— Begin —
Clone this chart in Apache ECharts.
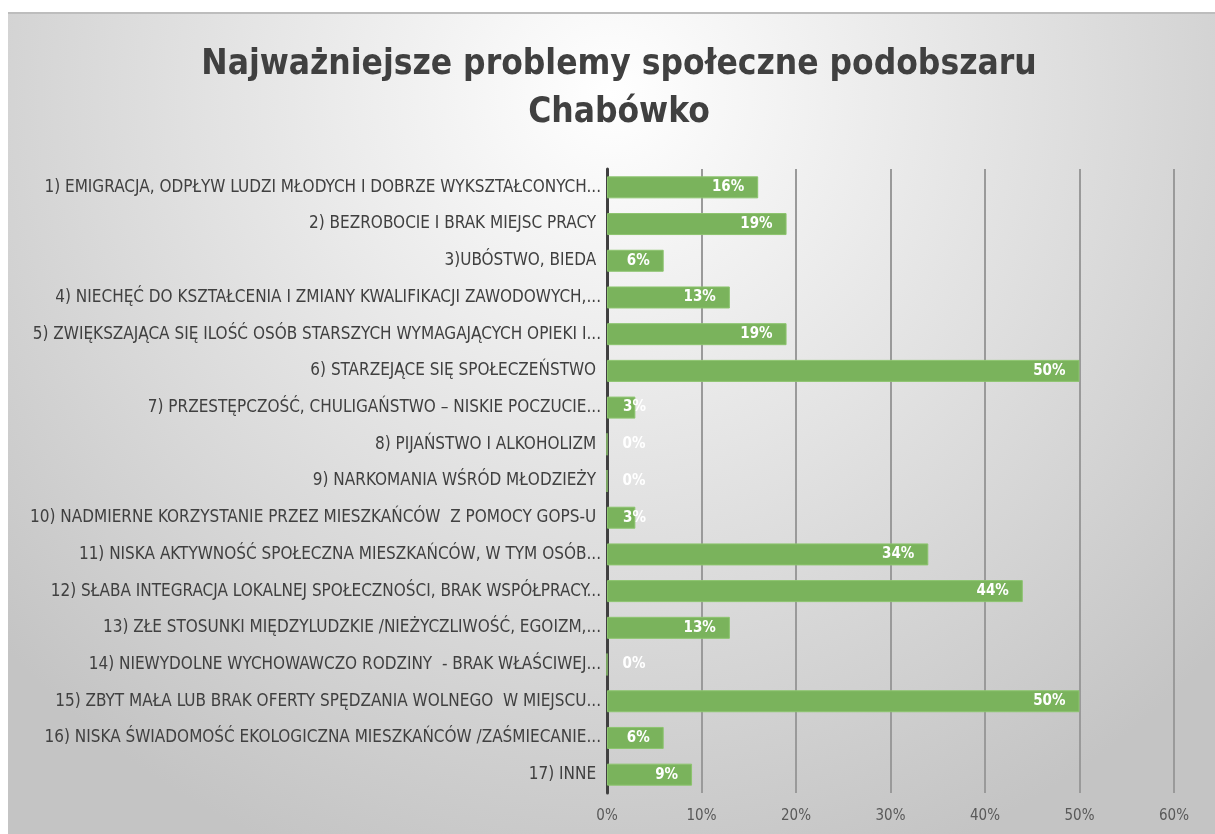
— End —
— Begin —
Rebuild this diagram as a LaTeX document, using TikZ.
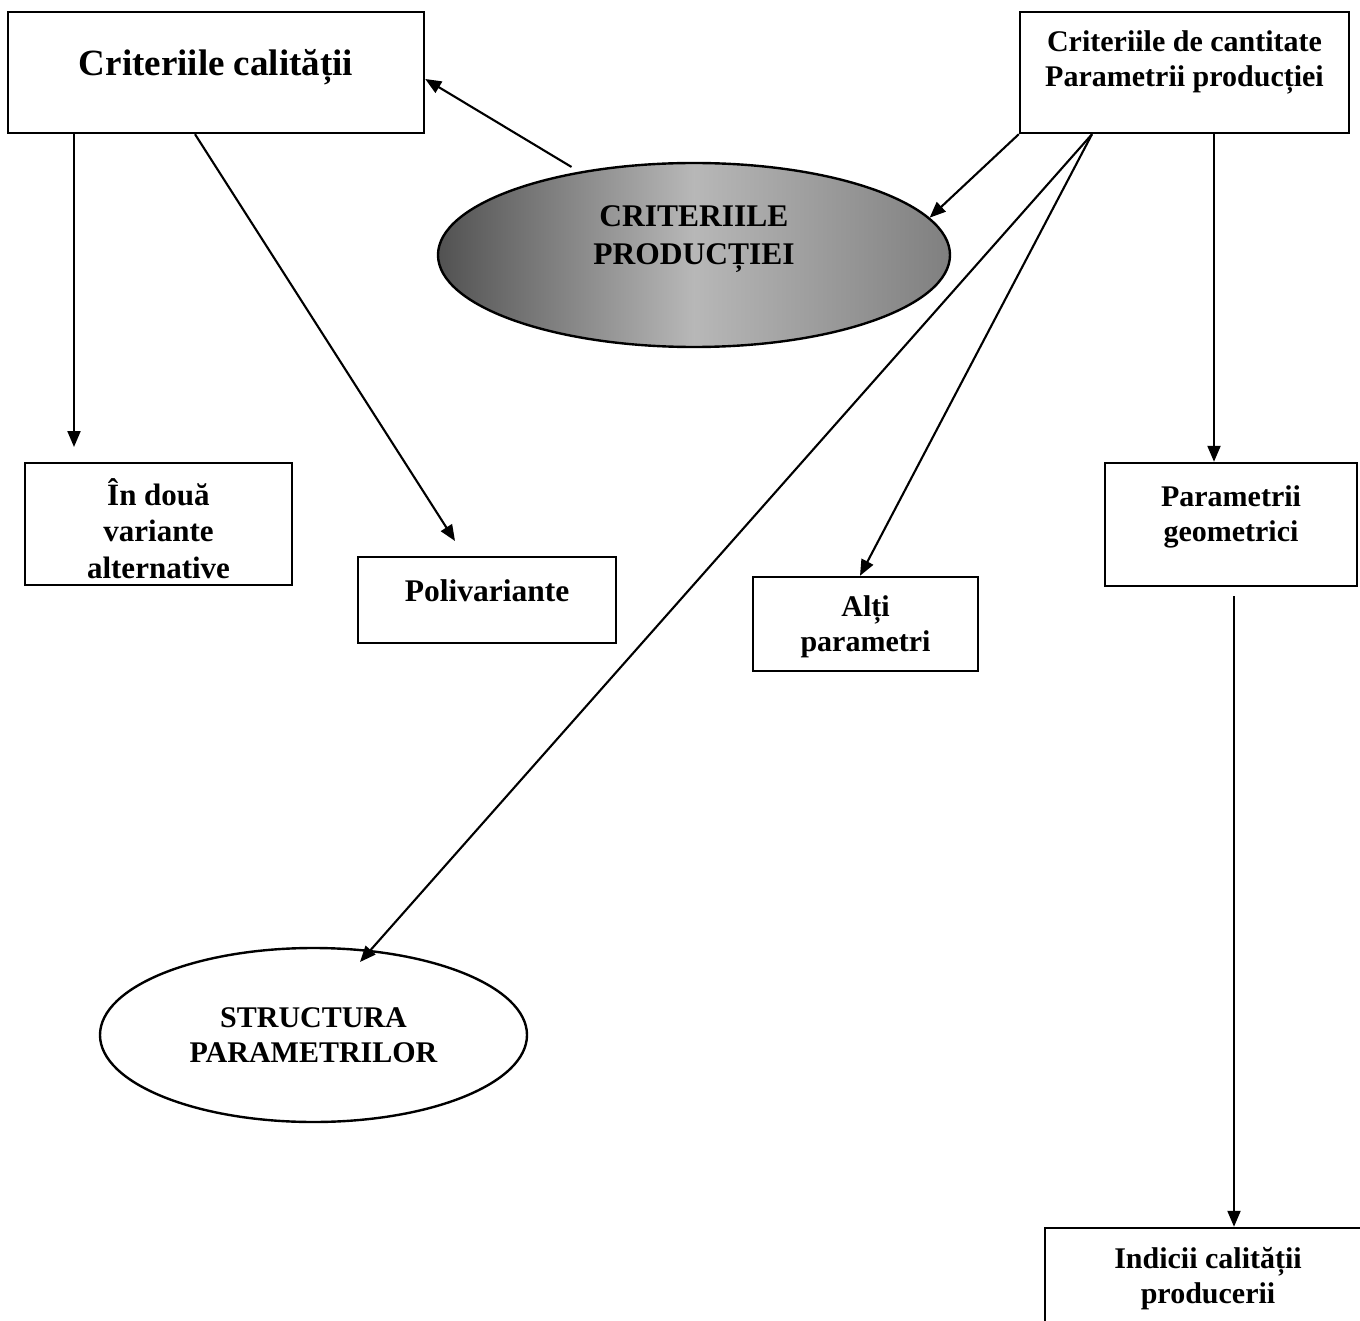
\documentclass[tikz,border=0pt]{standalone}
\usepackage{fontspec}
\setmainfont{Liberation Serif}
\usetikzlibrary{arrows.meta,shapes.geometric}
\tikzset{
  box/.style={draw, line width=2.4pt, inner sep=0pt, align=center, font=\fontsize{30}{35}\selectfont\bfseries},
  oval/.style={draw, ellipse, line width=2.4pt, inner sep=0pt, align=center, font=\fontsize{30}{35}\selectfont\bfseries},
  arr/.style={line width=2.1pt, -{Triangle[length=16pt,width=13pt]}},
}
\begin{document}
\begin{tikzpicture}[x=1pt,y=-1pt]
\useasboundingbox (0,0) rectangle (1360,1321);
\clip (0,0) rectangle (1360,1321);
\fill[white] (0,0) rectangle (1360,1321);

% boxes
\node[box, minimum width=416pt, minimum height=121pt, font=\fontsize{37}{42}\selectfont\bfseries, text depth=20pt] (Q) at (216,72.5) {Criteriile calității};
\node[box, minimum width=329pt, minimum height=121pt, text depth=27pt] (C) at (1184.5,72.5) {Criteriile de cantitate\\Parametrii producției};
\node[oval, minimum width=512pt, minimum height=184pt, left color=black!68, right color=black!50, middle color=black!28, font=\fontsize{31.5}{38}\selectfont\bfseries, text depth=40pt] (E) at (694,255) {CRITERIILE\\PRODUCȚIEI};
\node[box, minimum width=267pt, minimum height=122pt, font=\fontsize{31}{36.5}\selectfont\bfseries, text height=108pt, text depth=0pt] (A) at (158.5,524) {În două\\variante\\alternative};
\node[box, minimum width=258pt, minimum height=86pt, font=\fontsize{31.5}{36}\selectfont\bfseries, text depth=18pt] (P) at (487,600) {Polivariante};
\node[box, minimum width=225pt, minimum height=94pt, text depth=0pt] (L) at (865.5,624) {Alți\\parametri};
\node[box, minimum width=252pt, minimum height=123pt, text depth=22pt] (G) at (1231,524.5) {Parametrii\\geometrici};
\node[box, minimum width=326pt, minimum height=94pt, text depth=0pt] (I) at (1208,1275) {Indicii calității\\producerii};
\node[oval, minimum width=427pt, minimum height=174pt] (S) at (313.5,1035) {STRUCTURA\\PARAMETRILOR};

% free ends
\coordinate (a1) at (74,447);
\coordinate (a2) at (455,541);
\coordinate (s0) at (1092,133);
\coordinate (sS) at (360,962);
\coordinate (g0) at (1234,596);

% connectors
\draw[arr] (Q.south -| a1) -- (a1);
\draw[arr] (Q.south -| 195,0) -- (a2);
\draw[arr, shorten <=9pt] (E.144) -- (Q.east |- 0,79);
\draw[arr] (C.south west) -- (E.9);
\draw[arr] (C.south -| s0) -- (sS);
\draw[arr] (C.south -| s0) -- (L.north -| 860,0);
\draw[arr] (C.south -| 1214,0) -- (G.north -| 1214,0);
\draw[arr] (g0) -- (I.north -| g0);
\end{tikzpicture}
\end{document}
— End —
— Begin —
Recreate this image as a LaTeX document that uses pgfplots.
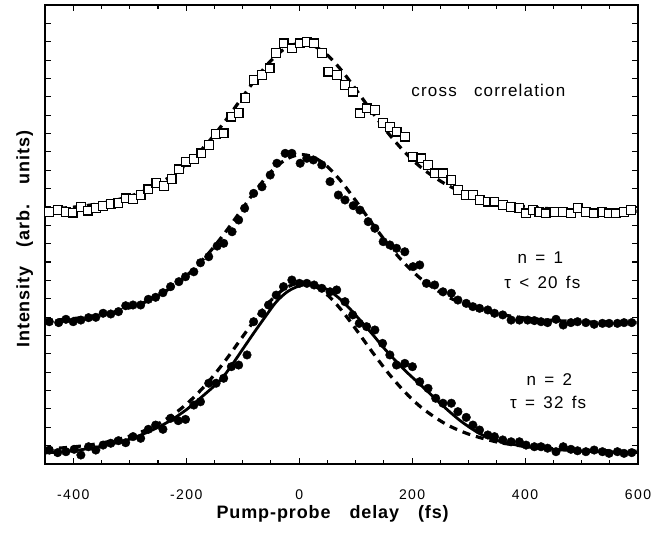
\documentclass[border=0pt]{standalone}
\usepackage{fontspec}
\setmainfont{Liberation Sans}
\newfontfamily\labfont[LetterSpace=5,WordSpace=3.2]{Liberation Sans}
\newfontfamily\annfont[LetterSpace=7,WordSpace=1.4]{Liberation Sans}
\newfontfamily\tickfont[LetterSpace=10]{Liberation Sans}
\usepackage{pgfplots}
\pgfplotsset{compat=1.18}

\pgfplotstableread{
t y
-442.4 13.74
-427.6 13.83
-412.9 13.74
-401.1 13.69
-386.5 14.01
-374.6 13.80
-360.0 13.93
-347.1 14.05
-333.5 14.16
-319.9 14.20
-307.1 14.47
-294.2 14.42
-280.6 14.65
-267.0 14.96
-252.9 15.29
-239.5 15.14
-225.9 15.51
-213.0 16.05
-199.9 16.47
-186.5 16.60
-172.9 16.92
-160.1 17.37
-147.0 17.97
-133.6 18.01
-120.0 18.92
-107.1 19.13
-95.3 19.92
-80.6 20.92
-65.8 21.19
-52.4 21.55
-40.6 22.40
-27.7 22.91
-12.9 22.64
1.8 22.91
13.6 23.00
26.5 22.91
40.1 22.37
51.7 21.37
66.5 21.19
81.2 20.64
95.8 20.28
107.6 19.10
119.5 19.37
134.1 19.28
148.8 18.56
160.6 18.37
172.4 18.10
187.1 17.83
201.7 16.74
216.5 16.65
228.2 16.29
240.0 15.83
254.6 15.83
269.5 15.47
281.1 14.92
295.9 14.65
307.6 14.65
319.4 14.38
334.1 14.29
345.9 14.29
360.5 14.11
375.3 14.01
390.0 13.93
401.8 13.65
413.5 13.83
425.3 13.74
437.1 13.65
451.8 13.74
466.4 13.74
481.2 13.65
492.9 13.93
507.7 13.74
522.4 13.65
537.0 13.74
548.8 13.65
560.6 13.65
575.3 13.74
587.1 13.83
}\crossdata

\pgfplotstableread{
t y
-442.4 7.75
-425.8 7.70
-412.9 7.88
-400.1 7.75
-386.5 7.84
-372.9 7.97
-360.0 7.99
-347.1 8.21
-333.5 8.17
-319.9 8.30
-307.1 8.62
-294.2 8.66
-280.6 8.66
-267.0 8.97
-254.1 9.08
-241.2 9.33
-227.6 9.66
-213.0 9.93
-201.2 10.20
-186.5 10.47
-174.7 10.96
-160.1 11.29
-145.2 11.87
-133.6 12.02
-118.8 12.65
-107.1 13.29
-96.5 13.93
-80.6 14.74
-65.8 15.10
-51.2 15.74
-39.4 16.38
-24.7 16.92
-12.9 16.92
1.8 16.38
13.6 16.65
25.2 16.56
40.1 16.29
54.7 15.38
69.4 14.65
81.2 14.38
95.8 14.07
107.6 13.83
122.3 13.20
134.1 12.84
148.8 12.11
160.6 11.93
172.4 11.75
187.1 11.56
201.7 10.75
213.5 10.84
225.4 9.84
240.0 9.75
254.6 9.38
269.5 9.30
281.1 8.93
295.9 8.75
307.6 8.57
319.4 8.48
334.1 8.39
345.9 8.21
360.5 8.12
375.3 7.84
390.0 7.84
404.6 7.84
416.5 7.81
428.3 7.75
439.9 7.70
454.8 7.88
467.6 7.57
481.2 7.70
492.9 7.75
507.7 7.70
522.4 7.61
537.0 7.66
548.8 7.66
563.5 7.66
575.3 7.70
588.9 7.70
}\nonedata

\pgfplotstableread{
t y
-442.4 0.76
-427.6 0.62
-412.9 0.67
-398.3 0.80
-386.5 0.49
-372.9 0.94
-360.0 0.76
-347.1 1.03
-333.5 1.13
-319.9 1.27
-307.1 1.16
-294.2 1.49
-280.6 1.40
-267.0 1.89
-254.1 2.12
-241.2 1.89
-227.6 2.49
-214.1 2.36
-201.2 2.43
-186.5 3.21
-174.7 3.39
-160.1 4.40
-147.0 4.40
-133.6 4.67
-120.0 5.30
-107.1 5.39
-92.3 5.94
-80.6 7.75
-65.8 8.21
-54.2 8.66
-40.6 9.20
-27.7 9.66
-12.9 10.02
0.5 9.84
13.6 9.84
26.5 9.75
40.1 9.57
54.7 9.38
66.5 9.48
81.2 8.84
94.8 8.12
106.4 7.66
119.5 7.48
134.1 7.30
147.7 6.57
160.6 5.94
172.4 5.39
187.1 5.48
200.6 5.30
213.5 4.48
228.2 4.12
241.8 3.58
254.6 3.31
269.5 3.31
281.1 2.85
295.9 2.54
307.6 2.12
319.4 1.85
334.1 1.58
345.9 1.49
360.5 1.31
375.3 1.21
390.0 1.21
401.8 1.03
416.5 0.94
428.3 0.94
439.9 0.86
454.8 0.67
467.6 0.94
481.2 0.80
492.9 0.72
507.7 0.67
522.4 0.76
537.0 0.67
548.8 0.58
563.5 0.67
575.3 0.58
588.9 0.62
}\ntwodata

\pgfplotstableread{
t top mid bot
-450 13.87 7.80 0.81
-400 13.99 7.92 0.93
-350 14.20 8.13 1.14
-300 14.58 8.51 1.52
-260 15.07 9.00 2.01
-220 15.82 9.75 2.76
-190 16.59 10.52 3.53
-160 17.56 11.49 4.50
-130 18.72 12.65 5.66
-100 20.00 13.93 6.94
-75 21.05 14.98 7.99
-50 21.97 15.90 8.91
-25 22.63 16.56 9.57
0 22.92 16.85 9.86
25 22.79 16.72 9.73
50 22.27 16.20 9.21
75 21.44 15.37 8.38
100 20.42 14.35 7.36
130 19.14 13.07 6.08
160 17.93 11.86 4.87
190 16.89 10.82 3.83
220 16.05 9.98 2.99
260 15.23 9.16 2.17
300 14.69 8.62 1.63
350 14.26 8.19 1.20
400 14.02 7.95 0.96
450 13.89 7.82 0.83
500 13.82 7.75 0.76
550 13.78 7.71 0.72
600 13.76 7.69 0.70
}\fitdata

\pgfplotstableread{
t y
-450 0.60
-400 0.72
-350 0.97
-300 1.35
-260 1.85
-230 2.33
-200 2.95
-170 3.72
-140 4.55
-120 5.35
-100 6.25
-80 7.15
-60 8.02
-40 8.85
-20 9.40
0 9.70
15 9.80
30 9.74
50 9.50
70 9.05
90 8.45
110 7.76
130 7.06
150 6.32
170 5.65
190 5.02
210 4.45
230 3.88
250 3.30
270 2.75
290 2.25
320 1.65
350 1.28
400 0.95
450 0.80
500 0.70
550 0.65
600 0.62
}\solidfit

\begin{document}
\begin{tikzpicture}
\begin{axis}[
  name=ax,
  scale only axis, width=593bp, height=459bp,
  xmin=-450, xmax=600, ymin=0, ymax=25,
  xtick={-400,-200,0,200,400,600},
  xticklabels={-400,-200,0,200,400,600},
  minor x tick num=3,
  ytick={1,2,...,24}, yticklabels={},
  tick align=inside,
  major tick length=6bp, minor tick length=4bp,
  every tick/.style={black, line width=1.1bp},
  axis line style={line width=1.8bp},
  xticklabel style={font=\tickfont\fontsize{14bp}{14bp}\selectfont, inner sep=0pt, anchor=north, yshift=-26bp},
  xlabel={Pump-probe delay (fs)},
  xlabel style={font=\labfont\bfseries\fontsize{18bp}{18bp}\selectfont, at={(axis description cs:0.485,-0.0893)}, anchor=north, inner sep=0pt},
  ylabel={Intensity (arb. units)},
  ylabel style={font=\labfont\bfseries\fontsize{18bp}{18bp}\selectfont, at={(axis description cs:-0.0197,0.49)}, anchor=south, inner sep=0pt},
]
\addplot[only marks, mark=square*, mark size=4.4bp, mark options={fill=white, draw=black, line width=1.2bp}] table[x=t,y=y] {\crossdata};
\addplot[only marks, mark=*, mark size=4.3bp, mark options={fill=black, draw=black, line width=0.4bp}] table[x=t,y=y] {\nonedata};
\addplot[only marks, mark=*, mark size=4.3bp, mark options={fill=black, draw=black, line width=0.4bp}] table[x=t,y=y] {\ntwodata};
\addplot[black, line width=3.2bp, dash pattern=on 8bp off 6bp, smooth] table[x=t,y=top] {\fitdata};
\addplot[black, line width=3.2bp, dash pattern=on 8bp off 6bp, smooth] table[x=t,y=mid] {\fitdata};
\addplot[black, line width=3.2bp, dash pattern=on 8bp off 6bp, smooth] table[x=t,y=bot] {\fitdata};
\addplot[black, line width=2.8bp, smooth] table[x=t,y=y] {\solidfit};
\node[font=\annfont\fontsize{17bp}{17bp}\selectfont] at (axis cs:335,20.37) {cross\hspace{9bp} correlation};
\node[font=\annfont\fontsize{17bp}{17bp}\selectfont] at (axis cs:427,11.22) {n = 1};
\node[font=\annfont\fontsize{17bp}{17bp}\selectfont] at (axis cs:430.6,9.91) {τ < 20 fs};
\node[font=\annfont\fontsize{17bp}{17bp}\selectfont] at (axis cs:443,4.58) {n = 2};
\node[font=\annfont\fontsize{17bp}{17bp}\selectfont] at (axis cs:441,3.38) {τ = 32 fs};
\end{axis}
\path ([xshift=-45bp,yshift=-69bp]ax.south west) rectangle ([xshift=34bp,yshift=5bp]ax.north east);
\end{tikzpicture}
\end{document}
— End —
Set task: Pull out all lines from the entries above that include the word "LaTeX".

Reply:
Rebuild this diagram as a LaTeX document, using TikZ.
Recreate this image as a LaTeX document that uses pgfplots.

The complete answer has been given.